▼
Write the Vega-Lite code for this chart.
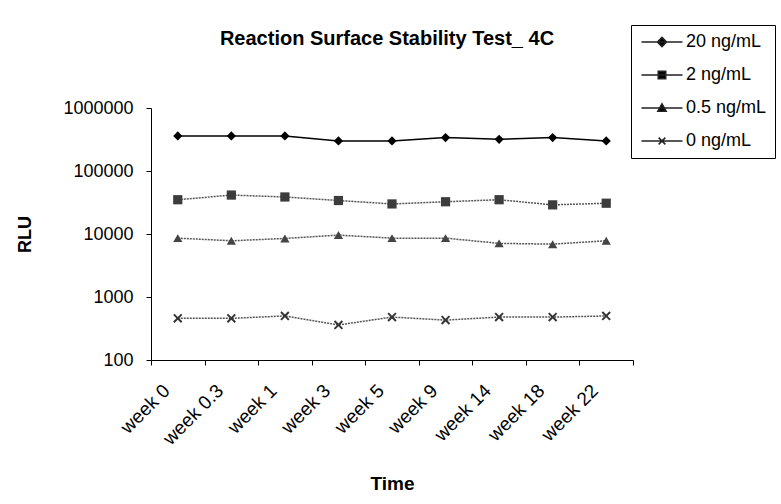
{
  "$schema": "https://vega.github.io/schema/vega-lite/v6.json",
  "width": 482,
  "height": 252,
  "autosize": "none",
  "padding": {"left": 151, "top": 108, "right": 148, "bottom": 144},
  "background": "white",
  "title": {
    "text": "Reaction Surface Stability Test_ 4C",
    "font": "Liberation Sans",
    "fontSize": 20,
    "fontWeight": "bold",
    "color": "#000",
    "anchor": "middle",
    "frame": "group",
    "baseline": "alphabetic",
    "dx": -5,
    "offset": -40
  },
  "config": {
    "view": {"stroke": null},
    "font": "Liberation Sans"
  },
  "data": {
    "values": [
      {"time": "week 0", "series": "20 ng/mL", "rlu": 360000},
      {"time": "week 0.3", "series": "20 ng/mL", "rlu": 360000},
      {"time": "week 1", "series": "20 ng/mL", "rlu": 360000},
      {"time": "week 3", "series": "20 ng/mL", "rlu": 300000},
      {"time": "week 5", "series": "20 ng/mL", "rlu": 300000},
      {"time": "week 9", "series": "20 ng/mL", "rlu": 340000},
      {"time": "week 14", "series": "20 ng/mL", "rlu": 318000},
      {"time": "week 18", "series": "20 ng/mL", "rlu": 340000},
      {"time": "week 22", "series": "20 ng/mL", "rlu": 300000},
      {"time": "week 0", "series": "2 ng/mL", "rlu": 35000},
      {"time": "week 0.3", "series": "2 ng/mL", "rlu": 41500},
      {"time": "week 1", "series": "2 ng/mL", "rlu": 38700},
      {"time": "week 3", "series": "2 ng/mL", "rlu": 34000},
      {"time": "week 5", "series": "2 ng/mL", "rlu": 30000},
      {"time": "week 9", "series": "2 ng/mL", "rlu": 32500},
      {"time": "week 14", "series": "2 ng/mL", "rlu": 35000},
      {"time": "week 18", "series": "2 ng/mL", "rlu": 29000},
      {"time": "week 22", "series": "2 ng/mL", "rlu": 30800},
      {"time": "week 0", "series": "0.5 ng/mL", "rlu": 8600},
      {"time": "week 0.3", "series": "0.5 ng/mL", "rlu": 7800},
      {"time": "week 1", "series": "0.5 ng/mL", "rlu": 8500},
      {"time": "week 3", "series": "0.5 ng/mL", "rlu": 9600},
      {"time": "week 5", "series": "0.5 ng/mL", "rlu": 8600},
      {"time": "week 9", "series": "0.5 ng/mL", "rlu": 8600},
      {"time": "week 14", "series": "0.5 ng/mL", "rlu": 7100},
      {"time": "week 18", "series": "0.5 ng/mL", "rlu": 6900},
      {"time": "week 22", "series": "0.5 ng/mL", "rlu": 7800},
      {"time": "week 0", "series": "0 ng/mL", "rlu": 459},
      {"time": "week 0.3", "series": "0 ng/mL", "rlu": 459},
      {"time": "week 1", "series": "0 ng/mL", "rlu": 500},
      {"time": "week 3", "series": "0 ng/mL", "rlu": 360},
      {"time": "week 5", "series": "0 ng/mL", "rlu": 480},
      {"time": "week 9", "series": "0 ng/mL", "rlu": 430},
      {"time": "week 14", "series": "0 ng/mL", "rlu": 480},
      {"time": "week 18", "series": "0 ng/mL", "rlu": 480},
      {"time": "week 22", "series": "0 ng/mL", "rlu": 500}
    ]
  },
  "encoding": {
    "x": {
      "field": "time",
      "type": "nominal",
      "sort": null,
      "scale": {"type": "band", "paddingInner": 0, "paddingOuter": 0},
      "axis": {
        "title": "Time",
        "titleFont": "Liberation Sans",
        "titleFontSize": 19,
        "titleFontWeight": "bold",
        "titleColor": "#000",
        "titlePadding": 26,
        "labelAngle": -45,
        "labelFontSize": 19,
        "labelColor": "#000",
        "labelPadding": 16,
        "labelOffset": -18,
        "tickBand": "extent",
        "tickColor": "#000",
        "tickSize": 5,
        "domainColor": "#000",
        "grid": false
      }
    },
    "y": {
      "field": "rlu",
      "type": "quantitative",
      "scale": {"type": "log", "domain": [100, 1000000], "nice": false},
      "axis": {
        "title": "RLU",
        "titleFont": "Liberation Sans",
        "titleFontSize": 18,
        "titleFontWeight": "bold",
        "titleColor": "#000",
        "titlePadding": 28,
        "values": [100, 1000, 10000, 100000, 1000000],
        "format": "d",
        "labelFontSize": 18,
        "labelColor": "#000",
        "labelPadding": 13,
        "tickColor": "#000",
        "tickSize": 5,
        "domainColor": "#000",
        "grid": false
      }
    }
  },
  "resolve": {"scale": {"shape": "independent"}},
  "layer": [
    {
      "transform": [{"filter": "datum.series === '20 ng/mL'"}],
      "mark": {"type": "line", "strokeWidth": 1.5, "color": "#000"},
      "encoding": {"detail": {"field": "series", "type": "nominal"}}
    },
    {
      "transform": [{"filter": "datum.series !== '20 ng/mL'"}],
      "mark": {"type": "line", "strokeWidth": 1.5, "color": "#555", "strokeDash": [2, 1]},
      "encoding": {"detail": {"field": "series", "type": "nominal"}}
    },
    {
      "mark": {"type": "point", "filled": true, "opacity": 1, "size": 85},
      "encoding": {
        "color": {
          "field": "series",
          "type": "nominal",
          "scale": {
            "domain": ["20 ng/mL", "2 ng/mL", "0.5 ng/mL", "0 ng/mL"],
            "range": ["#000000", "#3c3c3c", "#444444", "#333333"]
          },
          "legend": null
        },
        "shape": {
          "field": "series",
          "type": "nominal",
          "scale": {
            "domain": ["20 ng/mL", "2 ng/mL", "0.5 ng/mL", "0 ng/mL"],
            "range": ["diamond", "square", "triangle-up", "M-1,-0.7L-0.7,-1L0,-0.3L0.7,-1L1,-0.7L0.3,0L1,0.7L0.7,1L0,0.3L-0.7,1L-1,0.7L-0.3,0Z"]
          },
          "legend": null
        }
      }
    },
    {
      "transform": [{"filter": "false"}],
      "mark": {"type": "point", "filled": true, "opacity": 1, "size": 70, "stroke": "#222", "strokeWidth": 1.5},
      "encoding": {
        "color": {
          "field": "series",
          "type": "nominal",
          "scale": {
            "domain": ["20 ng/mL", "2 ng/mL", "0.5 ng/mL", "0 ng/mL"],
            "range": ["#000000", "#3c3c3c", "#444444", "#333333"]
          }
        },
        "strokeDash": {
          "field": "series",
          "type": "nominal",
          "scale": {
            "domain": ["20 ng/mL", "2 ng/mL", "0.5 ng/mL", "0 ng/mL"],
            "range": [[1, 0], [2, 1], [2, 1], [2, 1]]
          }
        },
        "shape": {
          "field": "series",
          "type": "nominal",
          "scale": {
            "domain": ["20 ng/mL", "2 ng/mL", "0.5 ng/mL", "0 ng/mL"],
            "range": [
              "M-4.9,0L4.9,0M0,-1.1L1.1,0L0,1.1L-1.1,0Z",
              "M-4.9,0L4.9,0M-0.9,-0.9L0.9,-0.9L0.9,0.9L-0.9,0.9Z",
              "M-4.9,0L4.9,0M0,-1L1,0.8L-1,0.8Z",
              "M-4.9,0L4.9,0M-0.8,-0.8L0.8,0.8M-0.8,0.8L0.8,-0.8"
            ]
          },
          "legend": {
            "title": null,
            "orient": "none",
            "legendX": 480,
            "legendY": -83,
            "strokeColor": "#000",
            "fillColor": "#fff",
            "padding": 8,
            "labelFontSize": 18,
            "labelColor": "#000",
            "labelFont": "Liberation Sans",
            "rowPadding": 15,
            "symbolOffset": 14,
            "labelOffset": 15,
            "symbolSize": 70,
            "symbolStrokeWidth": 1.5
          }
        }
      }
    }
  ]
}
▲
GOAL » Transcribe the full listing above exactly, with the images removed.

TASK ANSWER »
Write the Vega-Lite code for this chart.
{
  "$schema": "https://vega.github.io/schema/vega-lite/v6.json",
  "width": 482,
  "height": 252,
  "autosize": "none",
  "padding": {"left": 151, "top": 108, "right": 148, "bottom": 144},
  "background": "white",
  "title": {
    "text": "Reaction Surface Stability Test_ 4C",
    "font": "Liberation Sans",
    "fontSize": 20,
    "fontWeight": "bold",
    "color": "#000",
    "anchor": "middle",
    "frame": "group",
    "baseline": "alphabetic",
    "dx": -5,
    "offset": -40
  },
  "config": {
    "view": {"stroke": null},
    "font": "Liberation Sans"
  },
  "data": {
    "values": [
      {"time": "week 0", "series": "20 ng/mL", "rlu": 360000},
      {"time": "week 0.3", "series": "20 ng/mL", "rlu": 360000},
      {"time": "week 1", "series": "20 ng/mL", "rlu": 360000},
      {"time": "week 3", "series": "20 ng/mL", "rlu": 300000},
      {"time": "week 5", "series": "20 ng/mL", "rlu": 300000},
      {"time": "week 9", "series": "20 ng/mL", "rlu": 340000},
      {"time": "week 14", "series": "20 ng/mL", "rlu": 318000},
      {"time": "week 18", "series": "20 ng/mL", "rlu": 340000},
      {"time": "week 22", "series": "20 ng/mL", "rlu": 300000},
      {"time": "week 0", "series": "2 ng/mL", "rlu": 35000},
      {"time": "week 0.3", "series": "2 ng/mL", "rlu": 41500},
      {"time": "week 1", "series": "2 ng/mL", "rlu": 38700},
      {"time": "week 3", "series": "2 ng/mL", "rlu": 34000},
      {"time": "week 5", "series": "2 ng/mL", "rlu": 30000},
      {"time": "week 9", "series": "2 ng/mL", "rlu": 32500},
      {"time": "week 14", "series": "2 ng/mL", "rlu": 35000},
      {"time": "week 18", "series": "2 ng/mL", "rlu": 29000},
      {"time": "week 22", "series": "2 ng/mL", "rlu": 30800},
      {"time": "week 0", "series": "0.5 ng/mL", "rlu": 8600},
      {"time": "week 0.3", "series": "0.5 ng/mL", "rlu": 7800},
      {"time": "week 1", "series": "0.5 ng/mL", "rlu": 8500},
      {"time": "week 3", "series": "0.5 ng/mL", "rlu": 9600},
      {"time": "week 5", "series": "0.5 ng/mL", "rlu": 8600},
      {"time": "week 9", "series": "0.5 ng/mL", "rlu": 8600},
      {"time": "week 14", "series": "0.5 ng/mL", "rlu": 7100},
      {"time": "week 18", "series": "0.5 ng/mL", "rlu": 6900},
      {"time": "week 22", "series": "0.5 ng/mL", "rlu": 7800},
      {"time": "week 0", "series": "0 ng/mL", "rlu": 459},
      {"time": "week 0.3", "series": "0 ng/mL", "rlu": 459},
      {"time": "week 1", "series": "0 ng/mL", "rlu": 500},
      {"time": "week 3", "series": "0 ng/mL", "rlu": 360},
      {"time": "week 5", "series": "0 ng/mL", "rlu": 480},
      {"time": "week 9", "series": "0 ng/mL", "rlu": 430},
      {"time": "week 14", "series": "0 ng/mL", "rlu": 480},
      {"time": "week 18", "series": "0 ng/mL", "rlu": 480},
      {"time": "week 22", "series": "0 ng/mL", "rlu": 500}
    ]
  },
  "encoding": {
    "x": {
      "field": "time",
      "type": "nominal",
      "sort": null,
      "scale": {"type": "band", "paddingInner": 0, "paddingOuter": 0},
      "axis": {
        "title": "Time",
        "titleFont": "Liberation Sans",
        "titleFontSize": 19,
        "titleFontWeight": "bold",
        "titleColor": "#000",
        "titlePadding": 26,
        "labelAngle": -45,
        "labelFontSize": 19,
        "labelColor": "#000",
        "labelPadding": 16,
        "labelOffset": -18,
        "tickBand": "extent",
        "tickColor": "#000",
        "tickSize": 5,
        "domainColor": "#000",
        "grid": false
      }
    },
    "y": {
      "field": "rlu",
      "type": "quantitative",
      "scale": {"type": "log", "domain": [100, 1000000], "nice": false},
      "axis": {
        "title": "RLU",
        "titleFont": "Liberation Sans",
        "titleFontSize": 18,
        "titleFontWeight": "bold",
        "titleColor": "#000",
        "titlePadding": 28,
        "values": [100, 1000, 10000, 100000, 1000000],
        "format": "d",
        "labelFontSize": 18,
        "labelColor": "#000",
        "labelPadding": 13,
        "tickColor": "#000",
        "tickSize": 5,
        "domainColor": "#000",
        "grid": false
      }
    }
  },
  "resolve": {"scale": {"shape": "independent"}},
  "layer": [
    {
      "transform": [{"filter": "datum.series === '20 ng/mL'"}],
      "mark": {"type": "line", "strokeWidth": 1.5, "color": "#000"},
      "encoding": {"detail": {"field": "series", "type": "nominal"}}
    },
    {
      "transform": [{"filter": "datum.series !== '20 ng/mL'"}],
      "mark": {"type": "line", "strokeWidth": 1.5, "color": "#555", "strokeDash": [2, 1]},
      "encoding": {"detail": {"field": "series", "type": "nominal"}}
    },
    {
      "mark": {"type": "point", "filled": true, "opacity": 1, "size": 85},
      "encoding": {
        "color": {
          "field": "series",
          "type": "nominal",
          "scale": {
            "domain": ["20 ng/mL", "2 ng/mL", "0.5 ng/mL", "0 ng/mL"],
            "range": ["#000000", "#3c3c3c", "#444444", "#333333"]
          },
          "legend": null
        },
        "shape": {
          "field": "series",
          "type": "nominal",
          "scale": {
            "domain": ["20 ng/mL", "2 ng/mL", "0.5 ng/mL", "0 ng/mL"],
            "range": ["diamond", "square", "triangle-up", "M-1,-0.7L-0.7,-1L0,-0.3L0.7,-1L1,-0.7L0.3,0L1,0.7L0.7,1L0,0.3L-0.7,1L-1,0.7L-0.3,0Z"]
          },
          "legend": null
        }
      }
    },
    {
      "transform": [{"filter": "false"}],
      "mark": {"type": "point", "filled": true, "opacity": 1, "size": 70, "stroke": "#222", "strokeWidth": 1.5},
      "encoding": {
        "color": {
          "field": "series",
          "type": "nominal",
          "scale": {
            "domain": ["20 ng/mL", "2 ng/mL", "0.5 ng/mL", "0 ng/mL"],
            "range": ["#000000", "#3c3c3c", "#444444", "#333333"]
          }
        },
        "strokeDash": {
          "field": "series",
          "type": "nominal",
          "scale": {
            "domain": ["20 ng/mL", "2 ng/mL", "0.5 ng/mL", "0 ng/mL"],
            "range": [[1, 0], [2, 1], [2, 1], [2, 1]]
          }
        },
        "shape": {
          "field": "series",
          "type": "nominal",
          "scale": {
            "domain": ["20 ng/mL", "2 ng/mL", "0.5 ng/mL", "0 ng/mL"],
            "range": [
              "M-4.9,0L4.9,0M0,-1.1L1.1,0L0,1.1L-1.1,0Z",
              "M-4.9,0L4.9,0M-0.9,-0.9L0.9,-0.9L0.9,0.9L-0.9,0.9Z",
              "M-4.9,0L4.9,0M0,-1L1,0.8L-1,0.8Z",
              "M-4.9,0L4.9,0M-0.8,-0.8L0.8,0.8M-0.8,0.8L0.8,-0.8"
            ]
          },
          "legend": {
            "title": null,
            "orient": "none",
            "legendX": 480,
            "legendY": -83,
            "strokeColor": "#000",
            "fillColor": "#fff",
            "padding": 8,
            "labelFontSize": 18,
            "labelColor": "#000",
            "labelFont": "Liberation Sans",
            "rowPadding": 15,
            "symbolOffset": 14,
            "labelOffset": 15,
            "symbolSize": 70,
            "symbolStrokeWidth": 1.5
          }
        }
      }
    }
  ]
}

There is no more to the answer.